A bed of her own
Angeline Mary came into my life quite early. I wouldn't say 'life'. Threshold of it. Like in class photos. The girl who helped during school dramas to plaster yourself with cheap makeup lifted mostlty from older sister's make up kits.
She had no special friend. Like one of my friends said- Angeline Mary was everyone's friend and yet nobody’s.
Frankly, we never could believe anyone had so sweet a disposition all the time. Swapnil often would come to find her pencils sharpened when she'd kept them blunt to draw caricatures of our teachers. It was a tough task to stop Swapnil from what she threatened 'beating up' Angeline, but we were successful nevertheless.
So when she joined the same college as I, it was but natural that we huddled together on the first day while being scrutinized by fearsome seniors.
When we were allotted cots, it was but natural Angeline gave up her cot when they discovered that they were short of one. It didn't matter to whom her cot went. All that mattered to Angeline was that the shine on her halo didn't diminish.
4 years of Angeline again seemed bad. Especially when we were at a new place where familiarity meant best of friends.

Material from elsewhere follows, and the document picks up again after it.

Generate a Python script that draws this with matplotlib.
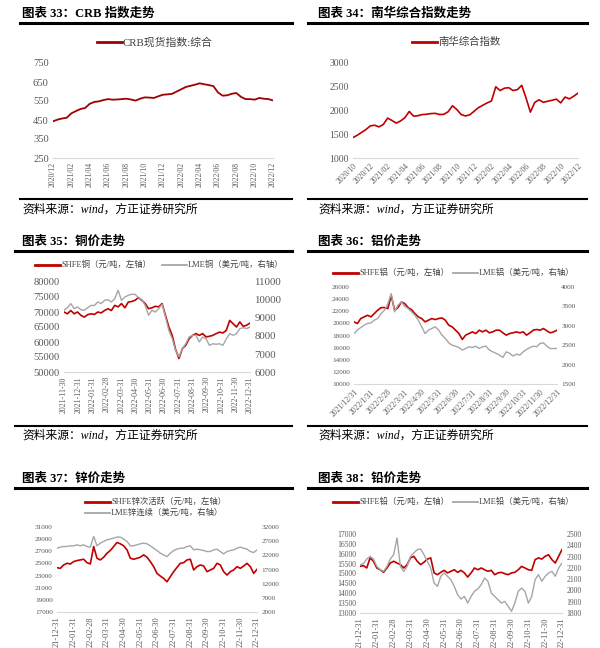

I was the unlucky one to whom she 'gave away' her cot. This happened only because of my prolonged goodbye to mother whom I kept saying goodbye to, long after she was gone. Standing by the iron gates of the hostel, looking at an empty road with a few stray dogs and a car that stays only in front of your eyes; I was late on my first day.
That made a misplaced sense of guilt on my already guilt laden shoulders. First, I pretended to ignore her walking around with bed sheets and pillow in hand by staring studiously away. Or sometimes right through her.
But after most of the lights were turned off, I'd walk across rows of sleeping girls, looking for the lump that was Angeline. I always found her in borrowed beds. Maybe she was dreaming borrowed dreams...
Though she was later allotted a cot of her own, I'd see her walk around looking for an empty cot everyday.
For someone I thought wasn't worth thinking about, I thought a lot about Angeline. I'd see her wash her face everyday, squeezing the honey brown gel from plastic tubes of Pears. The smell of which would linger in the washed air saying, "Angeline was here".
She's wash her face every twenty minutes or so. The smell of Pears was forever.
Once over yet another late night talk, I remember someone sniffing the air and saying, "Ssshhh... Angeline is here". We'd discovered one of the sleeping forms in the room to be Angeline's, her freshly washed face making almost a glow.
In her world, in which hardly anything belonged to her, to even call her own- even a bed of her own didn't make much sense I guess.
It was the weekend when almost everybody went home. I hadn't.
When Angeline Mary walked that night with bed sheets in hand and her pillow, there was an extra bounce to her step. It was her day of choice. Not so many beds were to be chosen from everyday.
She chose the empty one near mine. I pretended to read my book… pretended to be thinking great thoughts…I was concentrating so much on pretending, that I actually started on hearing her voice.
I am not sure this happened. But it did. We talked. About school. Past ghosts of teachers. The skeleton in the biology lab which we were convinced belonged to Sr. Regina who went missing. Hangman's copse and the story that came down with it from generations of seniors. Friends. Acquaintances. Incidents. Angeline Mary knew every play I'd enacted in school. Every character that I'd exaggerated, getting into skins that weren't mine. Every story I'd recounted to open mouthed girls, drawing them closer with fabrics of fiction.
She'd held her sanity by belonging to what was dutifully others'. And she'd held it longer by not sharing her secret. She was part of a gang that excluded her. She heard words not directed at her. She played roles not given to her. And she never shared credit that wouldn't have been hers.
That night was perhaps Angeline's. And mine. Ours. To share but with ourselves.
Tomorrow was another day. We had our separate worlds. She would never be welcome in mine. And I could never belong in her borrowed world.
We didn't sleep that night. Just to share it a little longer.
I have it on my lost autograph book, that she dreamt the best dreams while lying on my bed.